In St. Louis Johnson delivered, without notes, an emotional speech that lasted more than 90 minutes. Afterward he met with several high-producing young distributors, one at a time, in a private room. They were enthusiastic entrepreneurs from diverse socioeconomic backgrounds and far-flung geographic regions. Some were college educated and some were not, and they ranged from their early 20s to their mid-30s. Johnson would ask: How can we help you? What do you need from us? What products are selling? What aren’t? What’s working? What isn’t?

He spoke to them as equals and as business partners, and—incredibly, given their different stations in life—they felt comfortable responding in the same way. His rapport with them was visceral and genuine, and his enthusiasm was infectious.

I’ve met Rich Goudis, and liked him. I have no trouble believing those who assure me that he was a top-notch CFO and, later, COO at Herbalife. But I’m having trouble picturing him mixing it up with the rank and file the way Johnson could.

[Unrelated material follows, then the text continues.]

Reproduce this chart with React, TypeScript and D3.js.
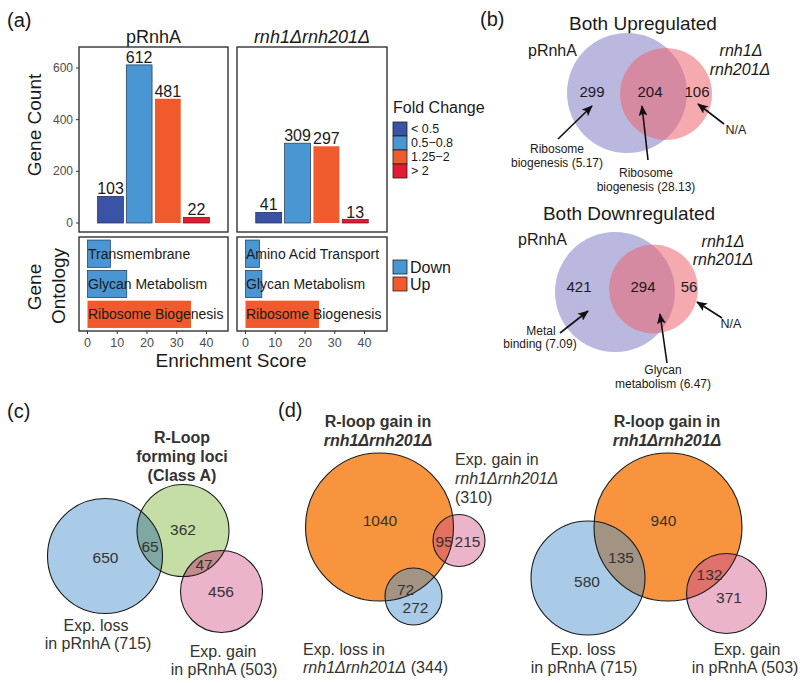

Herbalife has a lot of challenges in the years ahead. First, it has to cope with the significant new structural changes it agreed to implement in the FTC settlement. Second, it will have to entice new prospective distributors with business pitches that don’t overstate their slim chances for substantial success. Third, it will have to do both of the first two things under the watchful eye of an independent auditor—also agreed to in the deal—who can take disputes to a federal judge if he thinks the company isn’t living up to its promises.

And now Herbalife executives, employees, and distributors will have to surmount all these challenges without the leader whose charisma and vision inspired so many of them to join company in the first place.